Even though the euro has taken some pressure off the DXY and given US companies a bit of relief this year, the yen is telling a different story. The price action suggests we are already in the third round of the yen-funded global carry trade.
The yen is now at its weakest level ever against the euro, and USDJPY is approaching its five-year lows, back near the levels we saw right before the April and August sell-offs.
The AI Narrative.. First GPUs.. now Energy… Now DRAM?
The AI narrative seemed to hit another wall.. besides rising energy prices and the impact of families energy bills.
DRAM and especially HBM prices are in a full-on bull market. Contract DRAM prices are up about 170% year-on-year as of Q3 2025, with some quarters seeing 50% jumps on their own and analysts expect shortages to persist into 2026. Nvidia H100/H200 and upcoming Blackwell parts are heavily dependent on HBM3/HBM3E and high-density DRAM, and reports already show memory vendors effectively sold out a year ahead on AI orders. In that world, any hiccup in memory supply or further price spike can bottleneck GPUs even if Nvidia’s own silicon is ready while pressuring margins.
For hyperscalers and large enterprises, that translates directly into deployment risk. If you budgeted an AI rack at last year’s DRAM prices and those prices are now 50–100% higher with only ~70% of your orders getting filled, your capex per unit of compute jumps and your rollout schedule stretches.
Higher system costs are arriving just as interest rates remain elevated, so both financing costs and depreciation per GPU continue to climb. Each rack requires more capital and the asset starts from a higher cost base. What makes this even more challenging is that a new GPU cycle and the eventual normalization of memory prices can actually accelerate depreciation, forcing hyperscalers and some of the other MegaCaps to write down expensive hardware even faster.
While… they are actually extending useful life of the servers??? Hey Michael!
That combination makes each delayed month of deployment more painful on the P&L and can push CFOs to slow or phase rollouts rather than taking delivery at any price.
Historically, DRAM was the classic low-margin, boom-bust commodity: vendors overbuilt capacity, inventories piled up, prices crashed, and returns hovered at unattractive levels. Recently operating margins expanding for Samsung, SK hynix and Micron as inventories cleared and premium products like DDR5 and HBM took over the mix.
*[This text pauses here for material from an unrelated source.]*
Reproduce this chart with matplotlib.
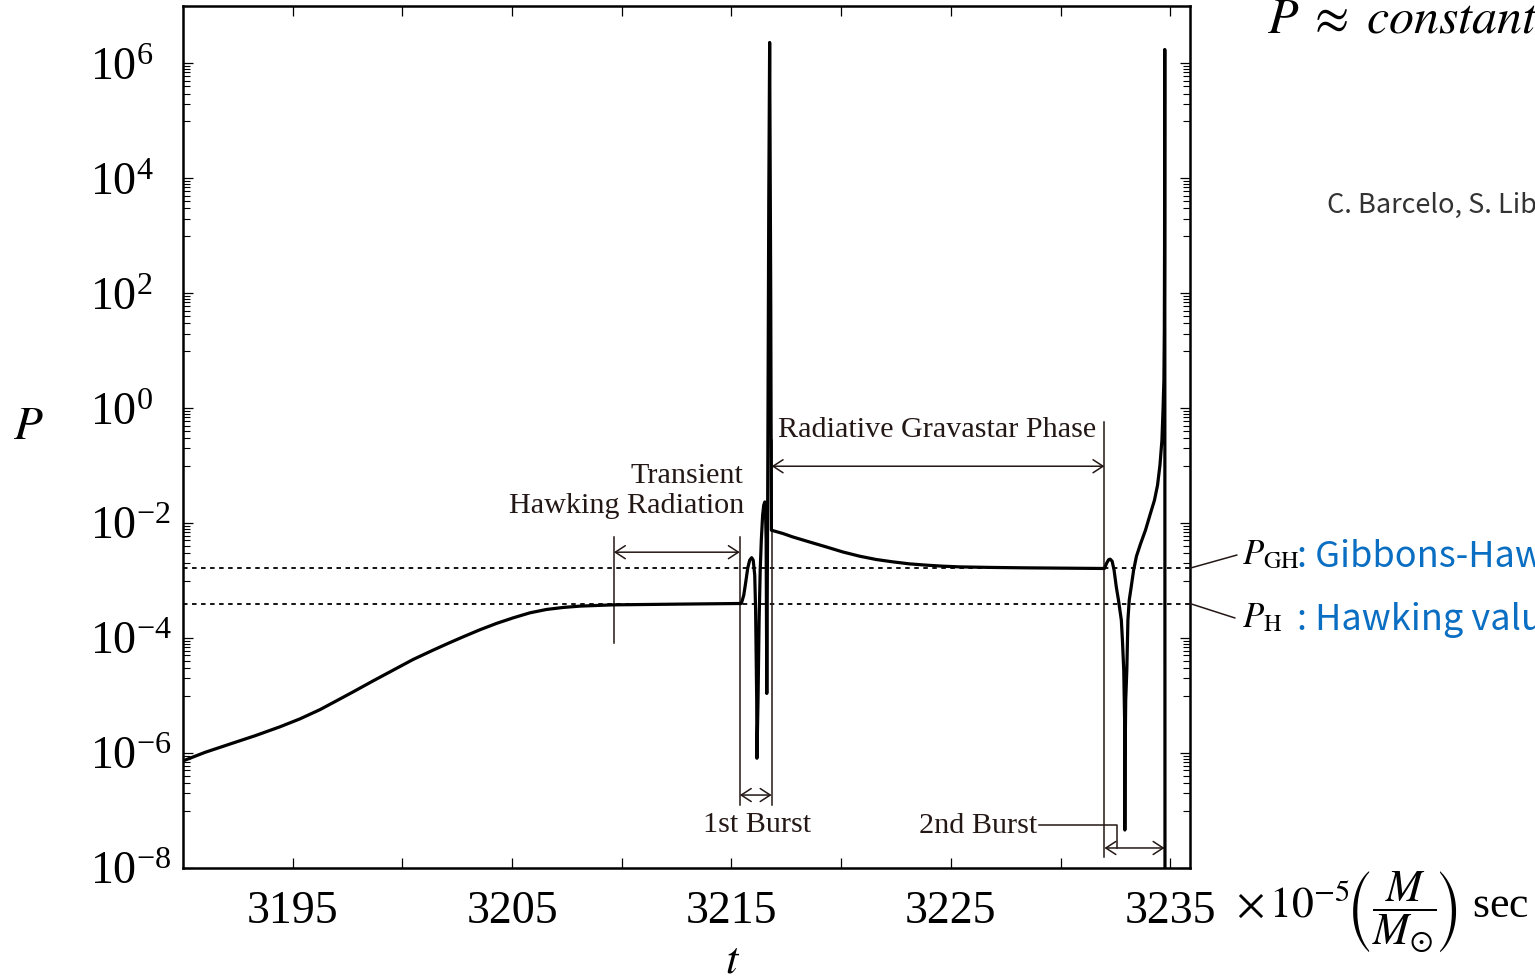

At the same time, capacity is being diverted into advanced HBM and next-gen nodes, tightening supply for “plain” DRAM and even pushing up NAND/SSD prices. So a segment that used to be treated as a cheap, replaceable commodity has suddenly become a high-margin choke point.
If this tightness persists, memory pricing rather than GPU pricing could be what ultimately forces Nvidia and its customers to re-think deployment schedules, rack designs, and the pace of AI capex.
And yet.. these are the top holdings in the SP500
Most of the SP500 is now exposed to AI infrastructure dynamics. The top 10 positions represent more than 39% of the Index.
The FED wont save us… but will give Trump an Excuse
It’s Powell’s fault! Sure, let’s go with that. I won’t even get into that debate, but if Trump wants to pin it on Powell and the former Treasury Secretary for not issuing more long-dated bonds, fine. The irony is that the risk would simply show up somewhere else in the economy anyway.
Monetary policy will not be able to respond quickly without triggering meaningful inflation risks, especially while the war in Ukraine remains unresolved. I believe resolving the conflict has become the top priority if we want the Fed to regain room to maneuver. Until then, the policy lags may force governments toward fiscal expansion and could open the door to further USD depreciation specifically vs the EURO.
This time is different … or?
Buffett cutting beta, Burry buying puts, Ryan Cohen calling out structural fragility, Nicolai Tangen urging caution from the sovereign wealth side, Mike Green warning about passive flows — and many others adding to the chorus.